Automation is good. It removes us from the mundane tasks, and it drives a repeatable process that eliminates the element of human error. But enterprises are going a bit nuts with the concept. It's clear to me that you can overautomate far past a diminished return.
When moving to the cloud and devops, here are the types of duties you want to automate:
- Any task that has a repeatable pattern, such as unit testing, proactive performance monitoring, and removing unused machine instances
- Any task that runs better without a person involved or that are easily automated
- Any task that is noncritical to the business; if it fails, you won't be hurt too badly
However, here's what you should perhaps not automate:
- A task that requires constant human intervention; if a person must constantly make a decision, automation brings little value
- A task that is not repeatable, which means it's difficult or impossible to pre-program an automated response (sorry, machine learning is nowhere near that advanced)
- A task that is critical to the business -- if it fails, you will be badly hurt
Cloud and tool providers tell IT that automation leads to productivity, which leads to efficiency and, in turn, a return on investment. Although the notion is generally true, it's not consistently true. You must make the decision to automate, or not, on a case-by-case basis.

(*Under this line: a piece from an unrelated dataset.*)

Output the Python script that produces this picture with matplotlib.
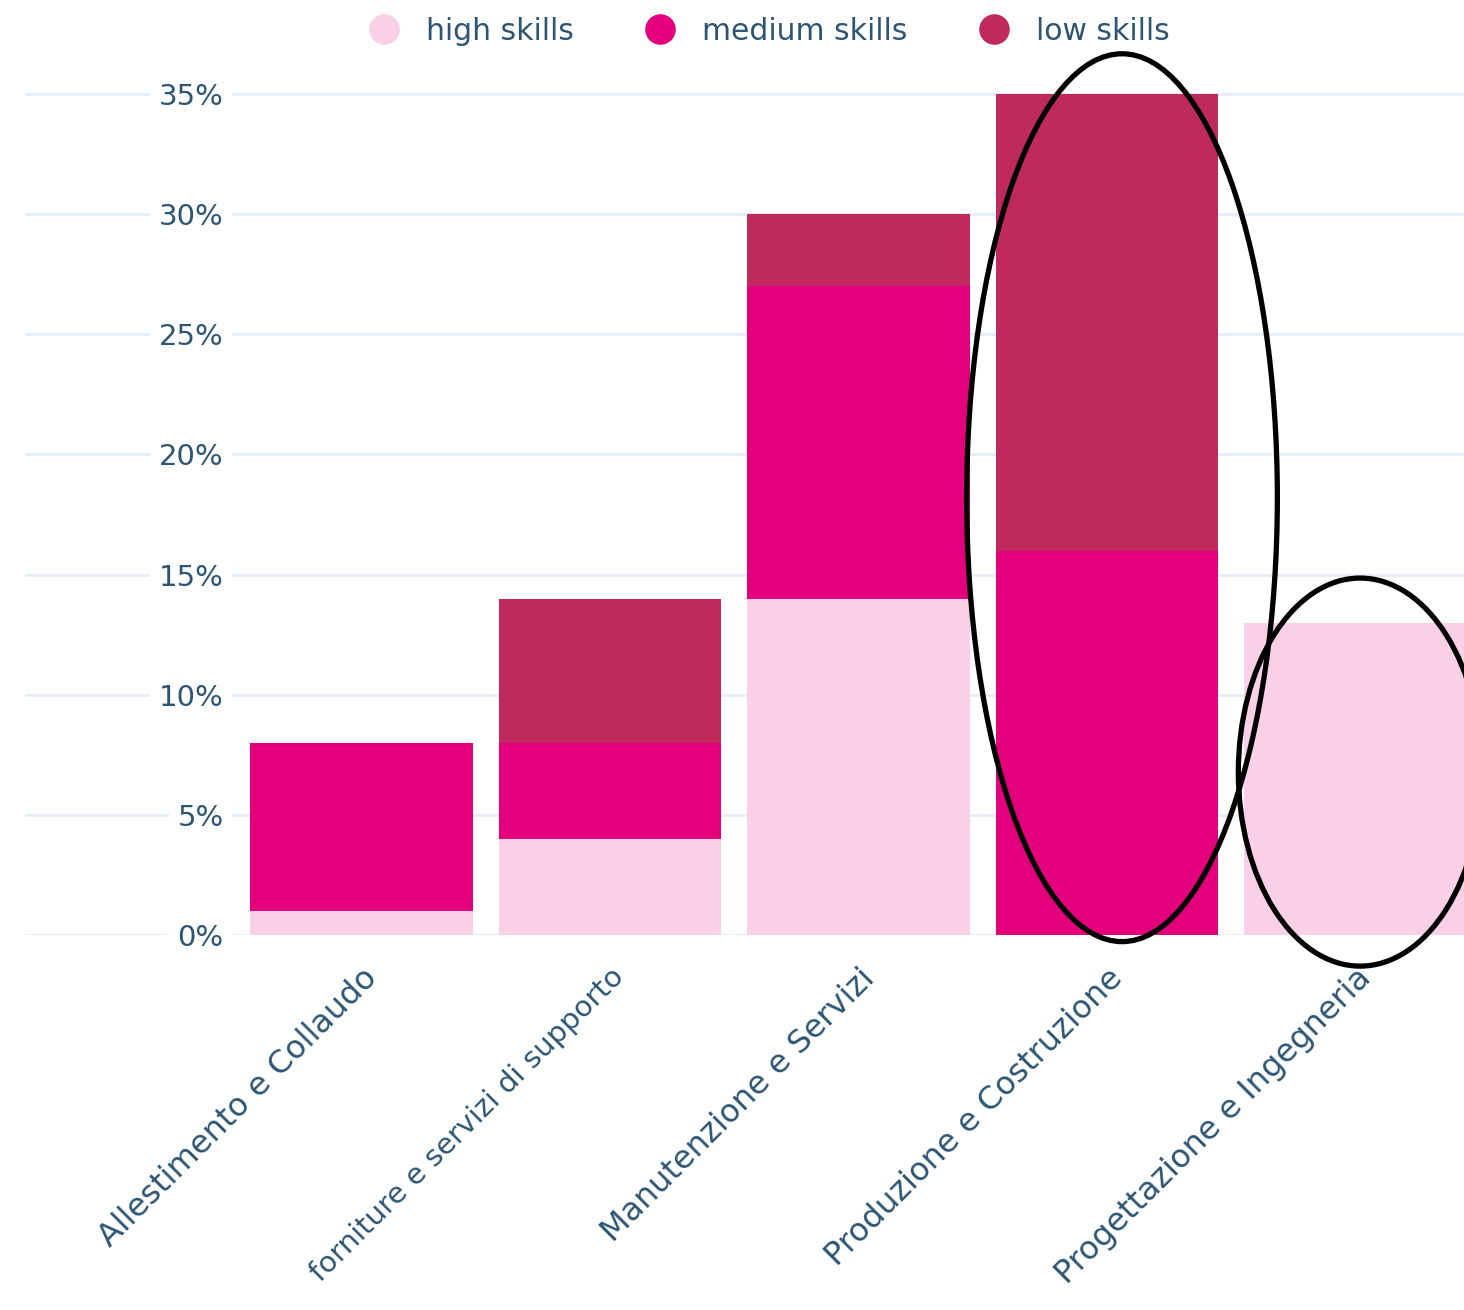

As you move to cloud and use devops as a path to leveraging the cloud more effectively, you might have too many items you can automate. Keep in mind that simply because a task can be automated doesn't mean it should. Pick your automation opportunities, battles, risk, and -- ultimately -- ROI thoughtfully.
In the next few years, I figure many enterprises will find they overdid the automation because they could. Try not to be one of those enterprises.